*TO DO*. Scan the data below for the string "this". Show every line where it turns up.

Plotting code records:
■ ■ ■

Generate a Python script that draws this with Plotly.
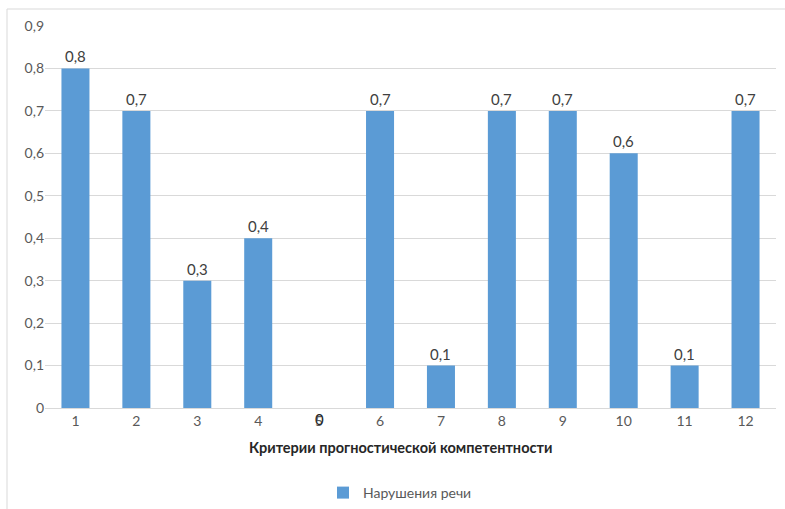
import plotly.graph_objects as go

categories = ["1", "2", "3", "4", "5", "6", "7", "8", "9", "10", "11", "12"]
values = [0.8, 0.7, 0.3, 0.4, 0, 0.7, 0.1, 0.7, 0.7, 0.6, 0.1, 0.7]
series_name = "Нарушения речи"
x_title = "Критерии прогностической компетентности"
y_ticks = [0, 0.1, 0.2, 0.3, 0.4, 0.5, 0.6, 0.7, 0.8, 0.9]
y_ticktext = ["0", "0,1", "0,2", "0,3", "0,4", "0,5", "0,6", "0,7", "0,8", "0,9"]

FONT = "Lato, 'Open Sans', sans-serif"
W, H = 785, 509
L, R, T, B = 45, 9, 26, 101
pw, ph = W - L - R, H - T - B

def px_x(p):
    return (p - L) / pw

def px_y(p):
    return (H - B - p) / ph

def fmt(v):
    return "0" if v == 0 else f"{v:.1f}".replace(".", ",")

fig = go.Figure()
fig.add_trace(go.Bar(
    x=categories, y=values, name=series_name,
    marker=dict(color="#5B9BD5", line=dict(width=0)),
    showlegend=True,
))

annotations = []
for i, v in enumerate(values):
    if v > 0:
        annotations.append(dict(x=i, y=v, xref="x", yref="y", text=fmt(v), showarrow=False,
                                yanchor="bottom", yshift=1,
                                font=dict(family=FONT, size=15, color="#404040")))
    else:
        annotations.append(dict(x=i, y=0, xref="x", yref="y", text=fmt(v), showarrow=False,
                                yanchor="middle", yshift=-11,
                                font=dict(family=FONT, size=15, color="#262626")))

annotations.append(dict(x=px_x(400), y=px_y(447), xref="paper", yref="paper",
                        text="<b>" + x_title + "</b>", showarrow=False,
                        xanchor="center", yanchor="middle",
                        font=dict(family=FONT, size=14.5, color="#262626")))

shapes = [
    dict(type="line", xref="paper", yref="paper", x0=px_x(7), x1=px_x(7), y0=px_y(9), y1=px_y(515),
         line=dict(color="#D9D9D9", width=1)),
    dict(type="line", xref="paper", yref="paper", x0=px_x(7), x1=px_x(790), y0=px_y(9), y1=px_y(9),
         line=dict(color="#D9D9D9", width=1)),
]

fig.update_layout(
    width=W, height=H,
    margin=dict(l=L, r=R, t=T, b=B, pad=0, autoexpand=False),
    paper_bgcolor="white", plot_bgcolor="white",
    bargap=0.54,
    font=dict(family=FONT, size=14, color="#595959"),
    xaxis=dict(type="category", showgrid=False, showline=True, linecolor="#D9D9D9", linewidth=1,
               ticks="", tickfont=dict(size=14, color="#595959"), zeroline=False, automargin=False),
    yaxis=dict(range=[0, 0.9], tickvals=y_ticks, ticktext=y_ticktext, showgrid=True,
               gridcolor="#D9D9D9", gridwidth=1, zeroline=False, showline=False, ticks="",
               tickfont=dict(size=14, color="#595959"), automargin=False),
    legend=dict(orientation="h", x=px_x(400), y=px_y(493), xanchor="center", yanchor="middle",
                font=dict(family=FONT, size=14, color="#595959")),
    annotations=annotations,
    shapes=shapes,
)

fig.write_html("out.html", config={"displayModeBar": False},
               post_script="document.body.style.margin='0';document.body.style.padding='0';")
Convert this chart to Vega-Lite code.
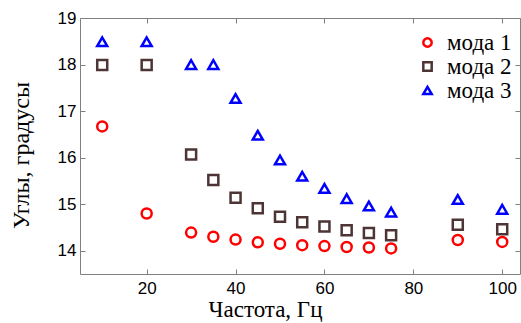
{
  "$schema": "https://vega.github.io/schema/vega-lite/v6.json",
  "width": 440,
  "height": 256,
  "autosize": "none",
  "padding": {"left": 80, "top": 18, "right": 1, "bottom": 49},
  "background": "white",
  "config": {"view": {"stroke": null}},
  "data": {
    "values": [
      {"freq": 10, "angle": 16.67, "mode": "мода 1"},
      {"freq": 20, "angle": 14.8, "mode": "мода 1"},
      {"freq": 30, "angle": 14.39, "mode": "мода 1"},
      {"freq": 35, "angle": 14.3, "mode": "мода 1"},
      {"freq": 40, "angle": 14.24, "mode": "мода 1"},
      {"freq": 45, "angle": 14.18, "mode": "мода 1"},
      {"freq": 50, "angle": 14.15, "mode": "мода 1"},
      {"freq": 55, "angle": 14.12, "mode": "мода 1"},
      {"freq": 60, "angle": 14.1, "mode": "мода 1"},
      {"freq": 65, "angle": 14.08, "mode": "мода 1"},
      {"freq": 70, "angle": 14.07, "mode": "мода 1"},
      {"freq": 75, "angle": 14.05, "mode": "мода 1"},
      {"freq": 90, "angle": 14.23, "mode": "мода 1"},
      {"freq": 100, "angle": 14.19, "mode": "мода 1"},
      {"freq": 10, "angle": 17.99, "mode": "мода 2"},
      {"freq": 20, "angle": 17.99, "mode": "мода 2"},
      {"freq": 30, "angle": 16.07, "mode": "мода 2"},
      {"freq": 35, "angle": 15.52, "mode": "мода 2"},
      {"freq": 40, "angle": 15.14, "mode": "мода 2"},
      {"freq": 45, "angle": 14.91, "mode": "мода 2"},
      {"freq": 50, "angle": 14.73, "mode": "мода 2"},
      {"freq": 55, "angle": 14.61, "mode": "мода 2"},
      {"freq": 60, "angle": 14.52, "mode": "мода 2"},
      {"freq": 65, "angle": 14.44, "mode": "мода 2"},
      {"freq": 70, "angle": 14.38, "mode": "мода 2"},
      {"freq": 75, "angle": 14.33, "mode": "мода 2"},
      {"freq": 90, "angle": 14.56, "mode": "мода 2"},
      {"freq": 100, "angle": 14.46, "mode": "мода 2"},
      {"freq": 10, "angle": 18.49, "mode": "мода 3"},
      {"freq": 20, "angle": 18.49, "mode": "мода 3"},
      {"freq": 30, "angle": 18.0, "mode": "мода 3"},
      {"freq": 35, "angle": 18.0, "mode": "мода 3"},
      {"freq": 40, "angle": 17.27, "mode": "мода 3"},
      {"freq": 45, "angle": 16.48, "mode": "мода 3"},
      {"freq": 50, "angle": 15.95, "mode": "мода 3"},
      {"freq": 55, "angle": 15.6, "mode": "мода 3"},
      {"freq": 60, "angle": 15.34, "mode": "мода 3"},
      {"freq": 65, "angle": 15.12, "mode": "мода 3"},
      {"freq": 70, "angle": 14.96, "mode": "мода 3"},
      {"freq": 75, "angle": 14.83, "mode": "мода 3"},
      {"freq": 90, "angle": 15.1, "mode": "мода 3"},
      {"freq": 100, "angle": 14.89, "mode": "мода 3"}
    ]
  },
  "layer": [
    {
      "mark": {"type": "point", "filled": false, "strokeWidth": 2.5, "size": 100, "opacity": 1},
      "encoding": {
        "x": {
          "field": "freq", "type": "quantitative",
          "scale": {"domain": [5, 104], "zero": false, "nice": false},
          "axis": {
            "orient": "bottom", "values": [20, 40, 60, 80, 100], "grid": false,
            "title": "Частота, Гц", "titleFont": "Liberation Serif", "titleFontSize": 23,
            "titleFontWeight": "normal", "titleColor": "black",
            "titleX": 185, "titleY": 24, "titleBaseline": "top",
            "labelFont": "Liberation Sans", "labelFontSize": 17, "labelColor": "black",
            "labelPadding": 11, "tickSize": -5, "tickColor": "#808080", "domainColor": "#808080",
            "labelFlush": false
          }
        },
        "y": {
          "field": "angle", "type": "quantitative",
          "scale": {"domain": [13.5, 19], "zero": false, "nice": false},
          "axis": {
            "orient": "left", "values": [14, 15, 16, 17, 18, 19], "grid": false,
            "title": "Углы, градусы", "titleFont": "Liberation Serif", "titleFontSize": 24,
            "titleFontWeight": "normal", "titleColor": "black",
            "titleX": -47, "titleY": 137, "titleBaseline": "bottom", "titleAngle": -90,
            "labelFont": "Liberation Sans", "labelFontSize": 17, "labelColor": "black",
            "labelPadding": 9, "tickSize": -5, "tickColor": "#808080", "domainColor": "#808080",
            "labelFlush": false
          }
        },
        "color": {
          "field": "mode", "type": "nominal",
          "scale": {"domain": ["мода 1", "мода 2", "мода 3"], "range": ["#ff0000", "#4d3535", "#0000ff"]},
          "legend": {
            "orient": "none", "legendX": 336, "legendY": 13, "title": null,
            "labelFont": "Liberation Serif", "labelFontSize": 23, "labelColor": "black",
            "symbolSize": 70, "symbolStrokeWidth": 2.5, "rowPadding": 0, "labelOffset": 8
          }
        },
        "shape": {
          "field": "mode", "type": "nominal",
          "scale": {"domain": ["мода 1", "мода 2", "мода 3"], "range": ["circle", "square", "triangle-up"]},
          "legend": {
            "orient": "none", "legendX": 336, "legendY": 13, "title": null,
            "labelFont": "Liberation Serif", "labelFontSize": 23, "labelColor": "black",
            "symbolSize": 70, "symbolStrokeWidth": 2.5, "rowPadding": 0, "labelOffset": 8
          }
        }
      }
    },
    {
      "mark": {"type": "point", "opacity": 0},
      "encoding": {
        "x": {
          "field": "freq", "type": "quantitative",
          "axis": {
            "orient": "top", "values": [20, 40, 60, 80, 100], "grid": false, "title": null,
            "labels": false, "tickSize": -5, "tickColor": "#808080", "domainColor": "#808080"
          }
        },
        "y": {
          "field": "angle", "type": "quantitative",
          "axis": {
            "orient": "right", "values": [14, 15, 16, 17, 18, 19], "grid": false, "title": null,
            "labels": false, "tickSize": -5, "tickColor": "#808080", "domainColor": "#808080"
          }
        }
      }
    }
  ],
  "resolve": {"axis": {"x": "independent", "y": "independent"}}
}
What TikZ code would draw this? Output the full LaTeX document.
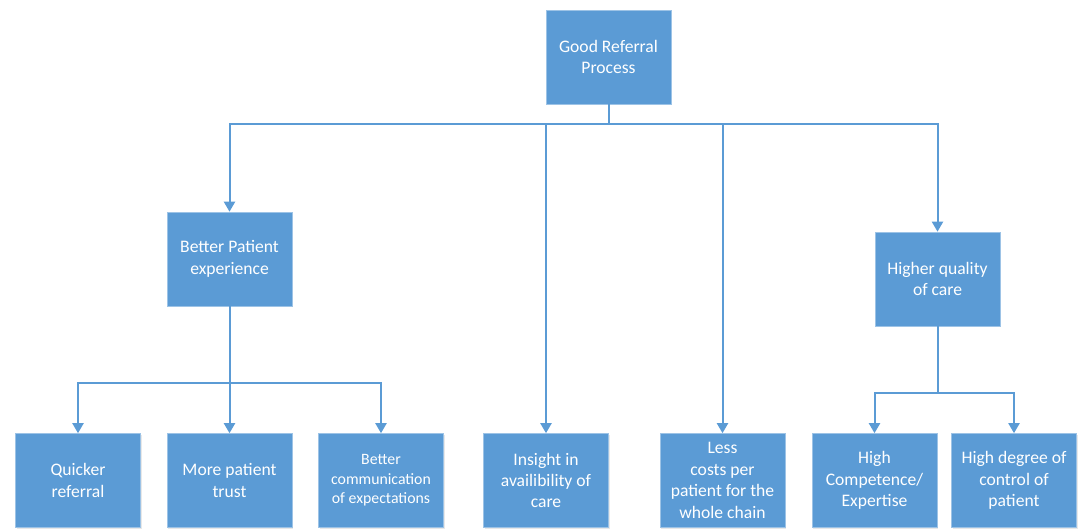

■ ■ ■

*COMPLETE RESPONSE*.
Generate a Python script that draws this with Plotly.
Convert this chart to Vega-Lite code.
What TikZ code would draw this? Output the full LaTeX document.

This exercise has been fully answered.